第6話 人類の禁忌は突然に
一般的な適性未満と言われた水属性魔法を使用し、右手の中で魔力を捏ね繰回すこと数日。
目に見えて、とまではいかないが存在するであろう熟練度上げの効果が現れる。発生させた水の粘度を上げたり下げたり、味を付けたり色を付けたりしている。
化学的な考えで一瞬、酸性やアルカリ性に出来る?とか思ったが手が荒れるならまだしも、溶けたら困るのでその考えは捨てた。
それにきっと処分にも困るだろうし。
今も水をニギニギしているのだが、それを見てかぜのね氏は「キモイ。」と言葉を残し去って行く。
まぁ掌に糊状の、見方によっては粘液をニギニギしてるのだ。
それはとろろや納豆を素手でずっと触っているようなもの?そう考えると一番の気持ち悪さを感じているのは俺なのにこの修行(手遊び)は俺の名誉を著しく傷付ける。
いやいや、そんな事ばかり考えるのは良くないなと思い直し、粘度の高い水から色々と想像を働かせよう。これが糊だとしたら、その発展系は、接着剤?それが固まってくるとゼリー状になって?ゴムみたいになり?シリコンっぽくなって、樹脂みたくなる?
想像が少し斜め上か?
そうか、ゼリー、ジェル、スライム、、、、。
えっと、ゼリー状、ゲル状、ゴム、柔らか目、硬めのゴム、、、。
スライムで何か出来るかな?ふーむ。
例えば、ゴムまで強化出来たとする。それなら色々出来そうである。魔力で手を覆い、手袋として使う?使い捨て手袋?
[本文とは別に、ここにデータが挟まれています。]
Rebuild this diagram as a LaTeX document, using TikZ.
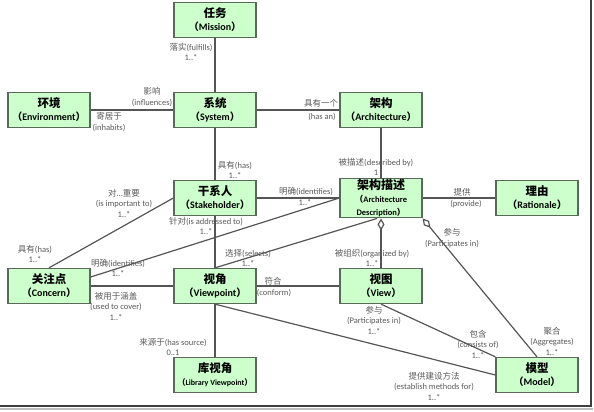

医療に使うとか?と実際に手袋のように手を覆い考え込む。
「タダノ殿、面白い事をしておりますな。魔力は通常、内から溢れ出るもの。それを身体の外で加工し、改めて身を覆うとは。」
いつの間にか側に立つデューク氏。心臓に悪いからそっ立ちは御免被りたい。
「いやー、しかし、魔力で装備を作るとはなかなか面白い。他属性ならば火の手袋やら風の手袋など面白そうですな!」
そう言って豪快に笑うデューク氏。確かに他は兎も角、熱さを感じなければ火の手袋は攻撃にも使えそうである。
水の手袋は、ネバネバはさせれる。
む?吸着手袋か?デューク氏の発言を元に木剣を握ってみる。
一度握ったらそこから魔力を制御しない限り握り直しも出来ない。
全体の粘度を上げるんじゃなく、一部の粘度を上げる。グリップ力を上げるような使い方か。
うーん、まだ熟練度が足りないのか上手く出来ない。足りない頭を使うのにも疲れたので、自室で休もうと思う。
□
数日後以降、熟練度は急上昇する事になる。
それはある意味、人類の禁忌となる物の発明。
元の世界に存在する男性の味方。
それは両手で包み込む中に想像される。柔らか目のゴムの器にゼリー状の物を入れてあるアレである。
それを思い付いたタダノは心から叫んでしまう程、元世界でのアレの発明者に感動の言葉を募らせたのだった。
つまり、エロは偉大。かつ人はエロの奴隷なのである。